The code creates an AsyncHandle<v8::Object> in (1) pinning an object for later use. The handle is copied to the worker thread in (2) and back to the main thread in (3). Finally, back on the main thread the javascript value is extracted in (4). The code above can be found in the main queue examples.

Utilities

AsyncFunctions are thread-safe wrappers of javascript functions. They are invoked like regular functions but behind the scenes they emit an event on the main thread and invoke the javascript function there.

Appendices

C++ Lambda Expression Primer

Since C++11 there is a new way to write C++ callbacks: lambda expressions. Like javasscript functions lambda expressions can be defined inline within another function. Also like with javascript, they can capture values from their parent scopes. Assume the following ES6 arrow function:

var f = (status) => { return status >= 0 }
f(5)

The equivalent C++ lambda expression looks like this:

auto f = [](int status) { return status >= 0; };
f(5);

We traded an arrow for a pair of brackets, but the similarities are obvious, right? The currently empty brackets are used to tell the compiler what variables are captured and how. It is called the capture list. The examples most commonly use a capture list that consists of a single equal sign:

int minimum = 0;
auto f = [=](int status) { return status >= minimum; };

This instructs the compiler to capture all variables we use. In javascript that is the default. It will capture them by copy and not by reference. The lambda above holds a copy of minimum. With ncd the containing function often returns immediately, destroying all local variables. So, copying is the way to go.

Since this is C++ the actual details of lambda expressions are quite baroque. Please refer to the wider web for additional tutorials.

Design Notes

ncd hides many of the more daunting details of libuv/C++ multi-threading. It employs C++ best practices to arrive at an API that feels familiar to node/javascript developers. The goal here is to be as javascripty as possible without creating awkward C++ or (unwarrented) overhead. It aims to be a semantic fusion without bending things to far.
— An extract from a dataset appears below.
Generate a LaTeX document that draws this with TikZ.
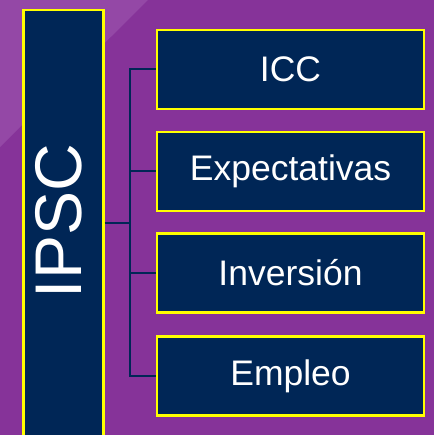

  1. By using C++ callables as the core abstraction, we gain flexibility. Mixing and matching free functions, callable objects and lambda expressions gives us a semantic reach similar to javascript functions. We can keep state, use inline syntax and capture variables. ncd also follows nodes signature for callbacks: error first, result second.
  2. ncd tries to avoid burdening the user with housekeeping tasks. It mostly uses automatic RAII-style memory management. In general it avoids user-facing symmetries like new/delete, lock/unlock, &c. Anything the user has to remember is bad, because we tend to forget.
  3. ncd directly implements a number of high level components from the node universe, event emitters and streams and makes them available to multi-threaded addons. The hope is that reusing these familiar async primitives will make it easier to reason about these addons.

Code Walkthrough

ncd core consists of three basic primitives: WorkQueue, MainQueue, and AsyncHandle. Everything else is either standalone or build on top of the core.

Main Queue

A natural place to start reading is work_queue.hpp. The queue files each contain the actual queue class like WorkQueue and the items managed by that queue: WorkRequestBase and the derieved template `WorkRequest<...>. This is an interesting (albeit not new) pattern. A template derieves from an abstract base class filling in the pure virtual functions:

struct Base {
  virtual ~Base() {}
  virtual void doThing() = 0;
};

template <typename Callable>
struct Derieved : Base {
  void doThing() override { /* do things depending on Callable */ }
};

Note how this is similar to the current AsyncWorker. Except that from the users point of view the derieved type is automatically generated to fit the callable. Think of the pattern as a polymorphic factory. Given this setup, we can stuff pointers to the base class into standard containers and do things with them without knowing about the actual callable.

Work Queue

The class WorkRequestBase manages the MainQueue for a given work function. Looking through main_queue.hpp you'll see it's much less complex and uses a similar pattern like the WorkQueue.